Si tratta dell’ultima sonata di Schubert, in Sib maggiore, da molti considerata una delle più belle. In effetti in questa composizione possiamo percepire tutta la maturità artistica del compositore.

Anche la sonata n.19 (Do minore) e la n.20 (in La minore) scritte contemporaneamente alla 21 nel 1828, ossia nell’anno in cui poi Schubert morirà, sono colme di pathos. Queste tre sonate vengono ciclicamente interconnesse da diversi elementi strutturali, armonici e melodici che legano insieme tutti i movimenti di ogni sonata, nonché tutte e tre le composizioni, tanto da essere spesso considerate come una sorta di trilogia. Inoltre contengono allusioni e analogie con altre composizioni di Schubert (oltre che a richiami a delle sonorità delle sonate di Beethoven), come il suo ciclo di 24 Lieder “Winterreise”

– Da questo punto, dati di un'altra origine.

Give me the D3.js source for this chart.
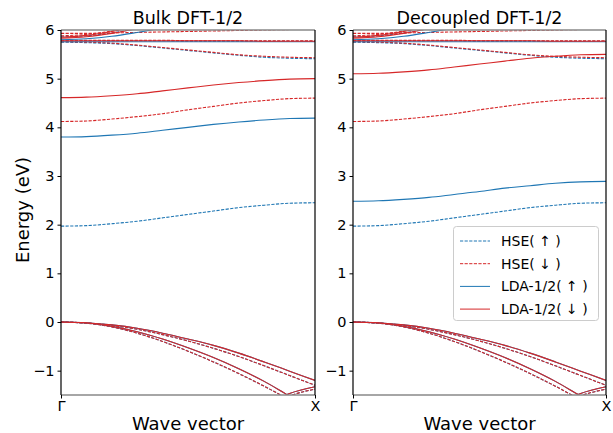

La Sonata n.21 D960 fu pubblicata postuma dall’editore Diabelli soltanto nel 1838. La musica di Schubert in questa sonata è pervasa da uno dei tratti caratterizzanti la sua produzione strumentale: una malinconia mai dichiarata con toni altisonanti, piuttosto timida, dissimulata con pudore, a tratti rischiarata da tenui accenni a una non specificata gioia, a una speranza in fieri. Nel primo movimento il tema iniziale, molto moderato,è quasi subito interrotto da un trillo inquieto del basso, e si apre al secondo tema che è una sorta di danza. Un chiaroscuro emotivo che ci sbalza continuamente da toni drammatici a elementi di euforia, una sorta di speranza, a denotare la natura stessa del compositore, uno stato mai definitivo in cui a trionfare è il romanticismo, anche nei successivi movimenti.
Schubert morirà due mesi dopo aver terminato la composizione di questo capolavoro, una sorta di testamento spirituale e musicale.